Three months later, before the season started, the Giants sold the outfielder they acquired for Hunt back to the Expos. The Aristocrats!
Hunt put up a .402 OBP the following year, a line that included him getting hit by a pitch 50 times. He happened to know a lot about people's mothers, and he was generous in sharing the tidbits, what? The Giants did make the playoffs in '71, but who knows what would have happened if they had an OBP guy at the top of the playoff lineup instead of Tito Fuentes?
Steve Decker
Decker used to be one of Bill James's favorite prospects, actually. He was always old for his league (Decker, not James), but he could hit a little bit for a catcher. He was never going to be Johnny Bench, but he could get a team a little more than the typical catcher. He had 233 awful at-bats for the Giants in 1991, and then never came close to another starting job. He then terrorized the PCL until his mid-30s.
Considering that his defensive reputation was sound, you'd have to think that Decker would get more of a chance today somewhere. Right as the OBPvolution was going on, he was being moved to third and first base because of catcher's knees, so he just, just missed. My guess as to what he could have done if he were given a legitimate shot by a team: Kelly Shoppach with better defense and bat control, complete with the early-30s collapse. That would have been so Moneyball and he wouldn't even have known it. There's nothing wrong with letting the girls know that you're Moneyball and that you want to party.
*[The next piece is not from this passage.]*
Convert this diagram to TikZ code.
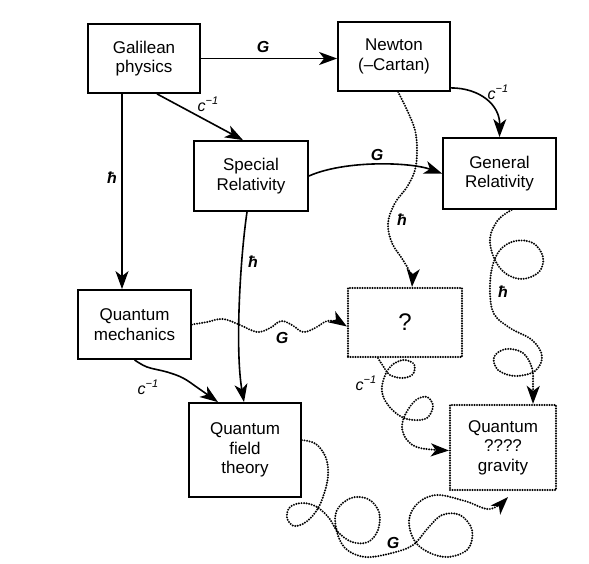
\documentclass[tikz,border=0pt]{standalone}
\usepackage{fontspec}
\setmainfont{Liberation Sans}
\usetikzlibrary{arrows.meta}
\begin{document}
\begin{tikzpicture}[x=1pt,y=-1pt,
  box/.style={draw, line width=1.8pt, rectangle, align=center, inner sep=0pt,
    font=\fontsize{17}{19.5}\selectfont},
  dbox/.style={box, dash pattern=on 0pt off 2.5pt, line cap=round, line width=2.2pt},
  arr/.style={line width=1.6pt, -{Stealth[length=18pt,width=13pt,inset=5pt]}},
  darr/.style={arr, line width=2.2pt, dash pattern=on 0pt off 2.6pt, line cap=round},
  lab/.style={inner sep=0pt, font=\fontsize{16}{16}\selectfont\itshape}
]
\useasboundingbox (0,0) rectangle (589,563);
\fill[white] (0,0) rectangle (589,563);

% boxes
\node[box, minimum width=112pt, minimum height=69pt] (gal) at (144,58.5) {Galilean\\physics};
\node[box, minimum width=112pt, minimum height=69pt] (newt) at (394,56.5) {Newton\\(–Cartan)};
\node[box, minimum width=114pt, minimum height=70pt] (sr) at (251,176) {Special\\Relativity};
\node[box, minimum width=113pt, minimum height=71pt] (gr) at (499.5,173.5) {General\\Relativity};
\node[box, minimum width=113pt, minimum height=69pt] (qm) at (134.5,324.5) {Quantum\\mechanics};
\node[dbox, minimum width=114pt, minimum height=69pt, font=\fontsize{24}{24}\selectfont] (q) at (405,322.5) {?};
\node[box, minimum width=112pt, minimum height=94pt] (qft) at (245,450) {Quantum\\field\\theory};
\node[dbox, minimum width=106pt, minimum height=85pt] (qg) at (503,447.5) {Quantum\\????\\gravity};

% helper coordinates
\coordinate (galA) at ([xshift=13pt]gal.south);
\coordinate (srN) at ([xshift=-8pt]sr.north);
\coordinate (galB) at ([xshift=-22pt]gal.south);
\coordinate (newtA) at ([yshift=4pt]newt.south east);
\coordinate (srS) at ([xshift=-4pt]sr.south);
\coordinate (qftN) at ([xshift=-1pt]qft.north);
\coordinate (newtS) at ([xshift=4pt]newt.south);
\coordinate (qN) at ([xshift=7pt]q.north);
\coordinate (grS) at ([xshift=12pt]gr.south);
\coordinate (qgN) at ([xshift=30pt]qg.north);
\coordinate (qW) at ([yshift=-4pt]q.west);
\coordinate (qftNL) at ([xshift=-27pt]qft.north);
\coordinate (qS) at ([xshift=-27pt]q.south);
\coordinate (qgW) at ([yshift=-3pt]qg.west);
\coordinate (qftE) at ([yshift=10pt]qft.east);
\coordinate (qgS) at ([xshift=5pt,yshift=-6pt]qg.south);

% solid connectors
\draw[arr] (gal.east) -- (gal.east -| newt.west);
\draw[arr] (galA) -- (srN);
\draw[arr] (galB) -- (galB |- qm.north);
\draw[arr] (newtA) .. controls (480,88) and (500,105) .. (gr.north);
\draw[arr] (sr.east) .. controls (345,160) and (410,162) .. (gr.west);
\draw[arr] (srS) .. controls (240,260) and (235,350) .. (qftN);
\draw[arr] plot[smooth, tension=0.6] coordinates {(qm.south) (147,367) (167,372) (183,378) (198,388) (qftNL)};

% dotted connectors
\draw[darr] plot[smooth, tension=0.6] coordinates {(newtS) (407,110) (415,130) (417,150) (415,170) (407,187) (395,203) (388,223) (392,243) (403,260) (411,275) (qN)};
\draw[darr] plot[smooth, tension=0.6] coordinates {(grS) (498,220) (490,238) (494,258) (505,273) (522,279) (539,272) (543,257) (533,243) (515,241) (500,250) (492,268) (490,292) (494,314) (510,328) (532,340) (542,356) (535,371) (515,376) (498,370) (494,357) (506,349) (523,353) (532,368) (533,385) (qgN)};
\draw[darr] plot[smooth, tension=0.6] coordinates {(qm.east) (207,322) (223,319) (240,325) (257,332) (270,328) (281,321) (292,325) (303,332) (315,328) (327,321) (338,322) (qW)};
\draw[darr] plot[smooth, tension=0.6] coordinates {(qS) (383,366) (390,375) (403,378) (413,374) (414,364) (403,360) (391,366) (384,378) (382,392) (388,405) (400,416) (413,420) (427,418) (433,406) (427,397) (416,400) (406,413) (402,427) (407,440) (420,448) (qgW)};
\draw[darr] plot[smooth, tension=0.6] coordinates {(qftE) (316,444) (326,458) (328,476) (324,494) (317,510) (306,522) (294,526) (287,518) (290,507) (303,503) (317,507) (329,518) (338,532) (352,542) (368,542) (378,530) (379,512) (368,499) (351,498) (337,510) (336,528) (345,548) (365,557) (392,553) (413,545) (428,528) (442,515) (460,515) (472,530) (468,549) (448,557) (428,552) (414,540) (409,520) (418,503) (437,495) (465,501) (490,509) (qgS)};

% labels
\node[lab] (l1) at (263,47) {\bfseries G};
\node[lab] (l2) at (208,104) {c\raisebox{0.45em}{\fontsize{11}{11}\selectfont −1}};
\node[lab] (l3) at (112,178) {\bfseries ħ};
\node[lab] (l4) at (498,92) {c\raisebox{0.45em}{\fontsize{11}{11}\selectfont −1}};
\node[lab] (l5) at (377,155) {\bfseries G};
\node[lab] (l6) at (253,262) {\bfseries ħ};
\node[lab] (l7) at (402,220) {\bfseries ħ};
\node[lab] (l8) at (503,292) {\bfseries ħ};
\node[lab] (l9) at (282,338) {\bfseries G};
\node[lab] (l10) at (148,387) {c\raisebox{0.45em}{\fontsize{11}{11}\selectfont −1}};
\node[lab] (l11) at (366,383) {c\raisebox{0.45em}{\fontsize{11}{11}\selectfont −1}};
\node[lab] (l12) at (393,543) {\bfseries G};
\end{tikzpicture}
\end{document}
Dang it. Didn't mean to refer to anyone as a Moneyball player. I don't even know what that means. Not knowing what you're writing about is the new market inefficiency. But I hope you enjoyed this list of Three Giants Players Who Got Hosed Because They Came Up in the Wrong Era. It's obviously not an exhaustive list, so, please add to it if you remember anyone else.